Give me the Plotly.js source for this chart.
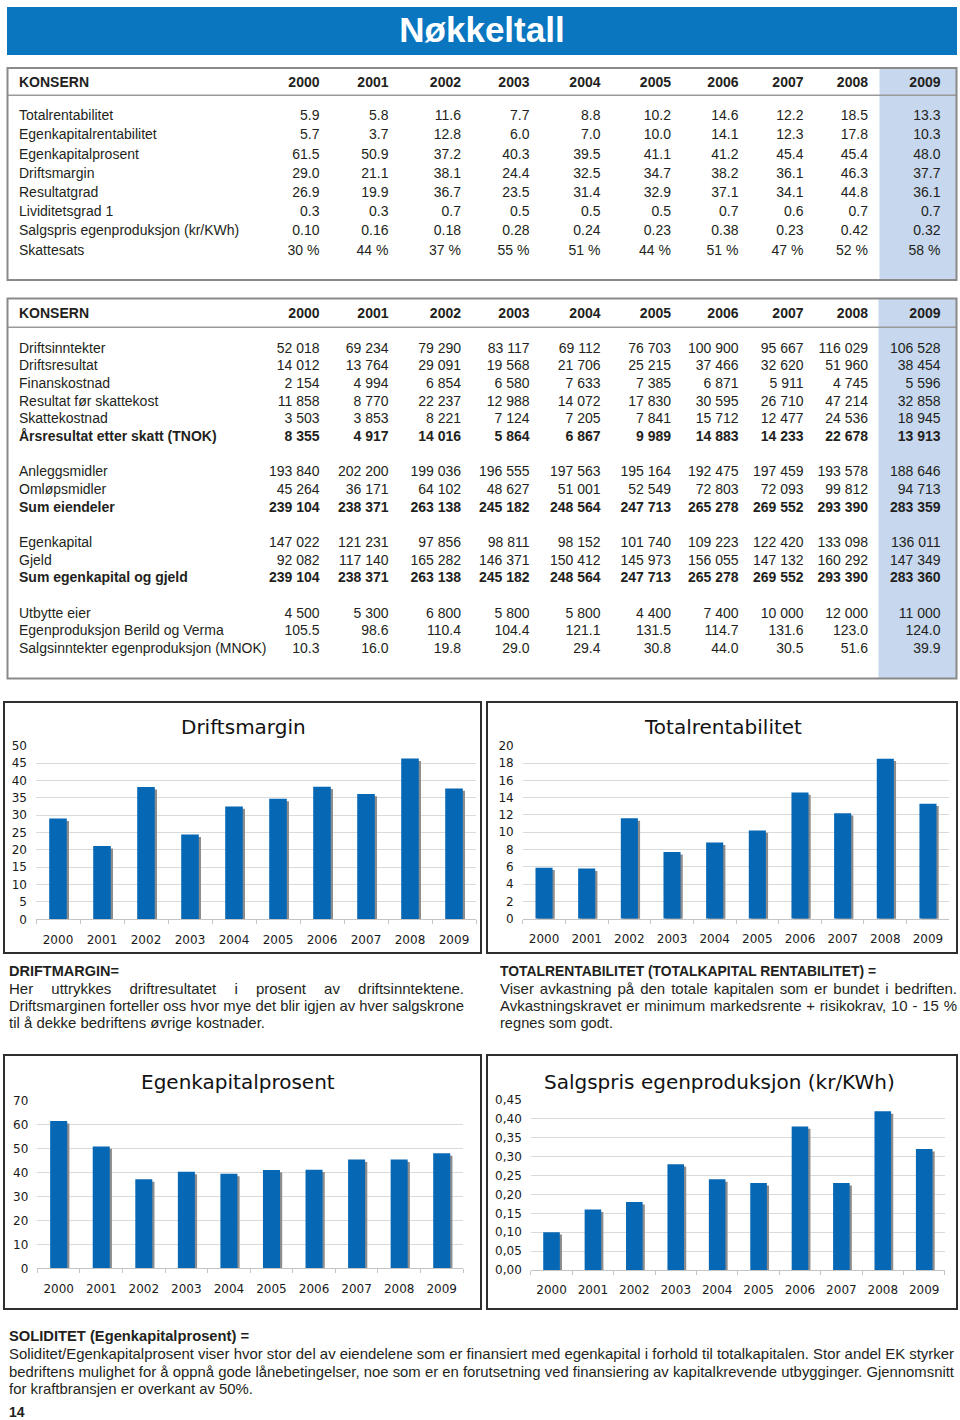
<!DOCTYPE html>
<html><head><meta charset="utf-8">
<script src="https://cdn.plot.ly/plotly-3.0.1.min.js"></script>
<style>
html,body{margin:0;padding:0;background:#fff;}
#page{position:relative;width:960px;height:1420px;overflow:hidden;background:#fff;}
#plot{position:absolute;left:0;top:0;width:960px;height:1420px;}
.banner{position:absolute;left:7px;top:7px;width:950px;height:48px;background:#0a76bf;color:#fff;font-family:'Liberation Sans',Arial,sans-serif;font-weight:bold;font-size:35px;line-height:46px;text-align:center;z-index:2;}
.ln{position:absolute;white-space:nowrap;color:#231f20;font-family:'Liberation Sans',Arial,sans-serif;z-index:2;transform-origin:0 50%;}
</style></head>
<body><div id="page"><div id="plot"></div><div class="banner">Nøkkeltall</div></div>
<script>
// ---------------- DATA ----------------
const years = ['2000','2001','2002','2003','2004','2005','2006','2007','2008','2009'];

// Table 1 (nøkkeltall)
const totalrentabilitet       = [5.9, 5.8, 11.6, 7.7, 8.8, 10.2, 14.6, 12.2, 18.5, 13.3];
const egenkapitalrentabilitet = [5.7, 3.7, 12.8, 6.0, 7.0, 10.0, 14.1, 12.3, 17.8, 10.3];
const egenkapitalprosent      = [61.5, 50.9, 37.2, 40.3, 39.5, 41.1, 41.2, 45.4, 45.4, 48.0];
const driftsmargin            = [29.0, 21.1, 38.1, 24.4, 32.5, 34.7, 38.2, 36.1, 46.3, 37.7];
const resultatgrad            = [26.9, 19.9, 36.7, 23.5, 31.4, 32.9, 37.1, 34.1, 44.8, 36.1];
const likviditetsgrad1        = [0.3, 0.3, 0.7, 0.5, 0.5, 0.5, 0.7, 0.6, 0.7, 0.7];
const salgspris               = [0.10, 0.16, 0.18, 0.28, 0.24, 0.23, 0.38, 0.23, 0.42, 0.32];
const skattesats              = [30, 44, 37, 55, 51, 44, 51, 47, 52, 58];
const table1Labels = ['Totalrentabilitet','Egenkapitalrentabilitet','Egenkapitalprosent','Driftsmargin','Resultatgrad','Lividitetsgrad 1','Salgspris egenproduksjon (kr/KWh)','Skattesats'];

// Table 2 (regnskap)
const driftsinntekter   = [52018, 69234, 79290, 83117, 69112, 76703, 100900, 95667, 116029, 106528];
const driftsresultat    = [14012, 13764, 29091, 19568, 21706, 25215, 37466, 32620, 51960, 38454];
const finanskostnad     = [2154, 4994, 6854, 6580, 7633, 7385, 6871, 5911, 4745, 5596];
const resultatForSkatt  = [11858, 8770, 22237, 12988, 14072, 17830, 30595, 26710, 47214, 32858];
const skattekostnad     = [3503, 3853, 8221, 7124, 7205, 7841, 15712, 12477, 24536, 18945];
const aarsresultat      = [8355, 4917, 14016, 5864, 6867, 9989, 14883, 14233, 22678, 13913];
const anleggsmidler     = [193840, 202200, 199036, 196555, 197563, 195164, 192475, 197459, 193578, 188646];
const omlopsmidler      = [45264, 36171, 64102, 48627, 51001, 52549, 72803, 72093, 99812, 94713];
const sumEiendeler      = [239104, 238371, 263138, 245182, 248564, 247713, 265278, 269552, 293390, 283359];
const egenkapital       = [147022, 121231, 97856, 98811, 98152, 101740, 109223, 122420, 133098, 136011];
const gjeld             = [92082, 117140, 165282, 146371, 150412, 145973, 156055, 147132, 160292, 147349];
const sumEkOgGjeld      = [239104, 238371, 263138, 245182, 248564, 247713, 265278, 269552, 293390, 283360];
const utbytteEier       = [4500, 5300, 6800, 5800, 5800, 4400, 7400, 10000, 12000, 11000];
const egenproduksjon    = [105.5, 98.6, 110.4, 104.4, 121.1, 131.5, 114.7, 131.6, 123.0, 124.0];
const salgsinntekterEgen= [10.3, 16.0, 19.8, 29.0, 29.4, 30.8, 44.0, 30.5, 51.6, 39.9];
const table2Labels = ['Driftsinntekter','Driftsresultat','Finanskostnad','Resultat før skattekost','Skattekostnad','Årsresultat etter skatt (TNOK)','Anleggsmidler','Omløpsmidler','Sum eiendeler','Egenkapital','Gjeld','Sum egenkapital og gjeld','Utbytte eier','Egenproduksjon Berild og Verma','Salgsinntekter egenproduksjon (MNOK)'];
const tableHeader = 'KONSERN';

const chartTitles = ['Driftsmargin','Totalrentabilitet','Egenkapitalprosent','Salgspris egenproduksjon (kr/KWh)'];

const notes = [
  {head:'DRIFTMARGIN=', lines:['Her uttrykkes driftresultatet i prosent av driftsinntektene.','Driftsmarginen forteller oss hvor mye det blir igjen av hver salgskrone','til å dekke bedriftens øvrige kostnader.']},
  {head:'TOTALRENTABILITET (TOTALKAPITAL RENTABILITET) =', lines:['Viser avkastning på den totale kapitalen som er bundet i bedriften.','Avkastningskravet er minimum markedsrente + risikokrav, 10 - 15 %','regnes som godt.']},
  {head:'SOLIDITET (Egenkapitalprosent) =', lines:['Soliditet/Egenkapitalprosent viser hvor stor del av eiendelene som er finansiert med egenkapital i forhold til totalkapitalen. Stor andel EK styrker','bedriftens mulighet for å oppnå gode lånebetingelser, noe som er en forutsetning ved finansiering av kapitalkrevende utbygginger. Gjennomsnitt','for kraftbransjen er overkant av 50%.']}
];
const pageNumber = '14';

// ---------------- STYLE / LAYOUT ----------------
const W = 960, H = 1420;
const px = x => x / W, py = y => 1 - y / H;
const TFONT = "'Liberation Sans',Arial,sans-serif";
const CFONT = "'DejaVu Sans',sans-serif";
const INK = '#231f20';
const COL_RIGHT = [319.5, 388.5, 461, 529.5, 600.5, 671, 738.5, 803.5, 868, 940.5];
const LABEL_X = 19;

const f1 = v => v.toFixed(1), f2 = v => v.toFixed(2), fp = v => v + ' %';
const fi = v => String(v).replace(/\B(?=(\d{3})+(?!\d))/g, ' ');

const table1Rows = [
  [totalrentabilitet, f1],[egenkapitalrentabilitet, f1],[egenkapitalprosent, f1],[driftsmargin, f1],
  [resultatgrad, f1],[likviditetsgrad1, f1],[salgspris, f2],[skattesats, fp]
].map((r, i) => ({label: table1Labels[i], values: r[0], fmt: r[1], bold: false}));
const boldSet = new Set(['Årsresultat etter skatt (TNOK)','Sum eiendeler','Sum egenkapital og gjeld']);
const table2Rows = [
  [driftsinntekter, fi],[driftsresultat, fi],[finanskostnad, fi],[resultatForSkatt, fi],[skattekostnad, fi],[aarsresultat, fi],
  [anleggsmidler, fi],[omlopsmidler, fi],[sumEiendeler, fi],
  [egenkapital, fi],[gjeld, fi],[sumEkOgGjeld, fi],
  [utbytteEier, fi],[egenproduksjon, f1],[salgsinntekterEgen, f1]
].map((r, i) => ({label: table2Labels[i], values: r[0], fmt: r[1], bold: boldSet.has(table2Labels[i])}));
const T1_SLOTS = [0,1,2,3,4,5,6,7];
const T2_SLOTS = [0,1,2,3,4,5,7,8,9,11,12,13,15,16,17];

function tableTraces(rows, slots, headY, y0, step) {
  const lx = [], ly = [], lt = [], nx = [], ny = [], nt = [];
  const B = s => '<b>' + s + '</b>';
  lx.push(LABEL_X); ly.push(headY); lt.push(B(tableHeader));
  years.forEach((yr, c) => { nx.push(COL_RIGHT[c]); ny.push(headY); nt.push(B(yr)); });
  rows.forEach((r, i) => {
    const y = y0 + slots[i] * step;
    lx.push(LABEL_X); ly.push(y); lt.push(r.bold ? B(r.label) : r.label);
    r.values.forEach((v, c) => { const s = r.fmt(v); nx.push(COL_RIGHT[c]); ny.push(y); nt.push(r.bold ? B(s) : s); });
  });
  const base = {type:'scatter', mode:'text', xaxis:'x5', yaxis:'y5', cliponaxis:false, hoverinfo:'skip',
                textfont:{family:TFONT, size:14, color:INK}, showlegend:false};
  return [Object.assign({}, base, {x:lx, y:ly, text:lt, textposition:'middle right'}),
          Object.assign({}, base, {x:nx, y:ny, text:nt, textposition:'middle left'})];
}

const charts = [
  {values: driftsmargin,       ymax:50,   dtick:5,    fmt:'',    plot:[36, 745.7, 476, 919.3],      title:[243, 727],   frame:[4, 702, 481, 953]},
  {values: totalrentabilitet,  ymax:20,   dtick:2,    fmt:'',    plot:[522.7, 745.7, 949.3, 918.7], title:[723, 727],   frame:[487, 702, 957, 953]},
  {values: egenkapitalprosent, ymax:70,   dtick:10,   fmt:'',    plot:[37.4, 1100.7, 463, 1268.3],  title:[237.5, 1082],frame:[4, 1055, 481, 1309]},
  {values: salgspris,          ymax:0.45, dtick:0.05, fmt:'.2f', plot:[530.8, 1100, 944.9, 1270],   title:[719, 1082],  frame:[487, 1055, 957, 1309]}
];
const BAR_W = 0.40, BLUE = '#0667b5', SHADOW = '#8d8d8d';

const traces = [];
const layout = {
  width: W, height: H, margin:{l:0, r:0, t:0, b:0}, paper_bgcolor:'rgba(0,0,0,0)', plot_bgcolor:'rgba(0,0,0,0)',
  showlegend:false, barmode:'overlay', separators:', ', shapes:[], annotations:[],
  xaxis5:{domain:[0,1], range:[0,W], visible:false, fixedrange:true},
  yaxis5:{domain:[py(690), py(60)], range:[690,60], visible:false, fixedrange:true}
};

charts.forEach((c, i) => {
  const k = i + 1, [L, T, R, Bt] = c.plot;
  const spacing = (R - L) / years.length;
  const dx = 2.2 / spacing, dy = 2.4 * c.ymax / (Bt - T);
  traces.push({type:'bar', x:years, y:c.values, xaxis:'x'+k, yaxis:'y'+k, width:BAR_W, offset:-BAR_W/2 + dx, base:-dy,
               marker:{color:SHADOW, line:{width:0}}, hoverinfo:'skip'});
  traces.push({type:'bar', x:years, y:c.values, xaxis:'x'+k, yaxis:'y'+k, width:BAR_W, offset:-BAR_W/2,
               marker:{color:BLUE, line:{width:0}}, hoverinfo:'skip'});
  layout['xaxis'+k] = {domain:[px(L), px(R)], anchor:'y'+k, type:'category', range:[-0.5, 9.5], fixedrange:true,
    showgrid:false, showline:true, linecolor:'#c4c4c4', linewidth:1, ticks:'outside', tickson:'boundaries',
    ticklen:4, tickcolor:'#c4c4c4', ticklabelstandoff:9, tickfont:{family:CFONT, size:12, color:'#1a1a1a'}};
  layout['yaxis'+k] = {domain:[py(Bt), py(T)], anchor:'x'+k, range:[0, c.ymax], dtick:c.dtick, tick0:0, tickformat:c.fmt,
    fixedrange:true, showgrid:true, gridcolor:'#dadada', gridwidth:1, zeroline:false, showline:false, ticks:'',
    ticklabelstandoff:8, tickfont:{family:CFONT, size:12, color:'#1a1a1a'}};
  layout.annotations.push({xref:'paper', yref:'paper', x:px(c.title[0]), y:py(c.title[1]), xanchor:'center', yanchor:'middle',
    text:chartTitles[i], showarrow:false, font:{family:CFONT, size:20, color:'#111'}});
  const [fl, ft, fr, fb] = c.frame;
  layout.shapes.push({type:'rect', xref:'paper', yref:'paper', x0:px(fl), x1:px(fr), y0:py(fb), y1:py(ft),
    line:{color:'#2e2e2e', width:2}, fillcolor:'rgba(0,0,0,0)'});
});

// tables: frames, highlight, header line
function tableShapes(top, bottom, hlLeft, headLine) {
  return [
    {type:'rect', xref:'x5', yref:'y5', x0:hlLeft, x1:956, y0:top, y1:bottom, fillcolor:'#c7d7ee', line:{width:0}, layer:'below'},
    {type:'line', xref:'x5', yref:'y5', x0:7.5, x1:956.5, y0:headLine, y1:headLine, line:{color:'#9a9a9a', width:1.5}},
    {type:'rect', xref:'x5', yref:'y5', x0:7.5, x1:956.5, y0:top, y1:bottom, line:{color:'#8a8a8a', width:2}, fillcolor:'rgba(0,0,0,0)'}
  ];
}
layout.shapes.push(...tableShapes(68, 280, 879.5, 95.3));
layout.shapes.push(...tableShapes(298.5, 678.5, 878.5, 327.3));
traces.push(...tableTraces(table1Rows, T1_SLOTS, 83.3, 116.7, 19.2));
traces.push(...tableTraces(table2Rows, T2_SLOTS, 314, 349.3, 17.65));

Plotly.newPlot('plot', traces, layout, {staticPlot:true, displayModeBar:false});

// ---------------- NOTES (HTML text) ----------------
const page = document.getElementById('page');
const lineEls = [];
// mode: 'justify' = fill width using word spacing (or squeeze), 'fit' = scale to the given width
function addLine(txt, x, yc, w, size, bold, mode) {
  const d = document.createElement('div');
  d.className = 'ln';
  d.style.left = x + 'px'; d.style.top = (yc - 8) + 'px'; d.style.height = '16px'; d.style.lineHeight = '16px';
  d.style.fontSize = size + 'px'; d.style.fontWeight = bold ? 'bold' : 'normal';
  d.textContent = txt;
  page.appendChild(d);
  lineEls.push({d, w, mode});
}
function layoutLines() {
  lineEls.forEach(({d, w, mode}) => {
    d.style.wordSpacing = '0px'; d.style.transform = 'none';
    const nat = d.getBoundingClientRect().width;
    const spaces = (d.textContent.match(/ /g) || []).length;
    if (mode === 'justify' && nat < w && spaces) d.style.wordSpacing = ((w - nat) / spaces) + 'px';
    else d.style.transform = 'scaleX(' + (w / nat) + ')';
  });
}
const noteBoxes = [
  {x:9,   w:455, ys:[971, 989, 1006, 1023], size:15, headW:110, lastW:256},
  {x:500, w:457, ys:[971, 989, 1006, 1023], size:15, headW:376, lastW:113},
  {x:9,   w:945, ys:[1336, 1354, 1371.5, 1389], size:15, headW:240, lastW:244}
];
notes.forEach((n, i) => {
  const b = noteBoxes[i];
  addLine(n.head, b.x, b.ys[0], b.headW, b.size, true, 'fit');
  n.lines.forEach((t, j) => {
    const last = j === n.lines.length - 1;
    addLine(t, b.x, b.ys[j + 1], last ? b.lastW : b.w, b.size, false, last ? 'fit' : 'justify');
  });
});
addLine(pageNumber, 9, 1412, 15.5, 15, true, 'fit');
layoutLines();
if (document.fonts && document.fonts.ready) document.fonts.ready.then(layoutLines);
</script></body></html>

★ ★ ★ ★ ★ ★ ★

Copy exactly the lines running from the beginning of the listing through the line that has "1','Salgspris egenproduksjon (kr/KWh)','Skattesats'];". Drop the pictures.

Give me the Plotly.js source for this chart.
<!DOCTYPE html>
<html><head><meta charset="utf-8">
<script src="https://cdn.plot.ly/plotly-3.0.1.min.js"></script>
<style>
html,body{margin:0;padding:0;background:#fff;}
#page{position:relative;width:960px;height:1420px;overflow:hidden;background:#fff;}
#plot{position:absolute;left:0;top:0;width:960px;height:1420px;}
.banner{position:absolute;left:7px;top:7px;width:950px;height:48px;background:#0a76bf;color:#fff;font-family:'Liberation Sans',Arial,sans-serif;font-weight:bold;font-size:35px;line-height:46px;text-align:center;z-index:2;}
.ln{position:absolute;white-space:nowrap;color:#231f20;font-family:'Liberation Sans',Arial,sans-serif;z-index:2;transform-origin:0 50%;}
</style></head>
<body><div id="page"><div id="plot"></div><div class="banner">Nøkkeltall</div></div>
<script>
// ---------------- DATA ----------------
const years = ['2000','2001','2002','2003','2004','2005','2006','2007','2008','2009'];

// Table 1 (nøkkeltall)
const totalrentabilitet       = [5.9, 5.8, 11.6, 7.7, 8.8, 10.2, 14.6, 12.2, 18.5, 13.3];
const egenkapitalrentabilitet = [5.7, 3.7, 12.8, 6.0, 7.0, 10.0, 14.1, 12.3, 17.8, 10.3];
const egenkapitalprosent      = [61.5, 50.9, 37.2, 40.3, 39.5, 41.1, 41.2, 45.4, 45.4, 48.0];
const driftsmargin            = [29.0, 21.1, 38.1, 24.4, 32.5, 34.7, 38.2, 36.1, 46.3, 37.7];
const resultatgrad            = [26.9, 19.9, 36.7, 23.5, 31.4, 32.9, 37.1, 34.1, 44.8, 36.1];
const likviditetsgrad1        = [0.3, 0.3, 0.7, 0.5, 0.5, 0.5, 0.7, 0.6, 0.7, 0.7];
const salgspris               = [0.10, 0.16, 0.18, 0.28, 0.24, 0.23, 0.38, 0.23, 0.42, 0.32];
const skattesats              = [30, 44, 37, 55, 51, 44, 51, 47, 52, 58];
const table1Labels = ['Totalrentabilitet','Egenkapitalrentabilitet','Egenkapitalprosent','Driftsmargin','Resultatgrad','Lividitetsgrad 1','Salgspris egenproduksjon (kr/KWh)','Skattesats'];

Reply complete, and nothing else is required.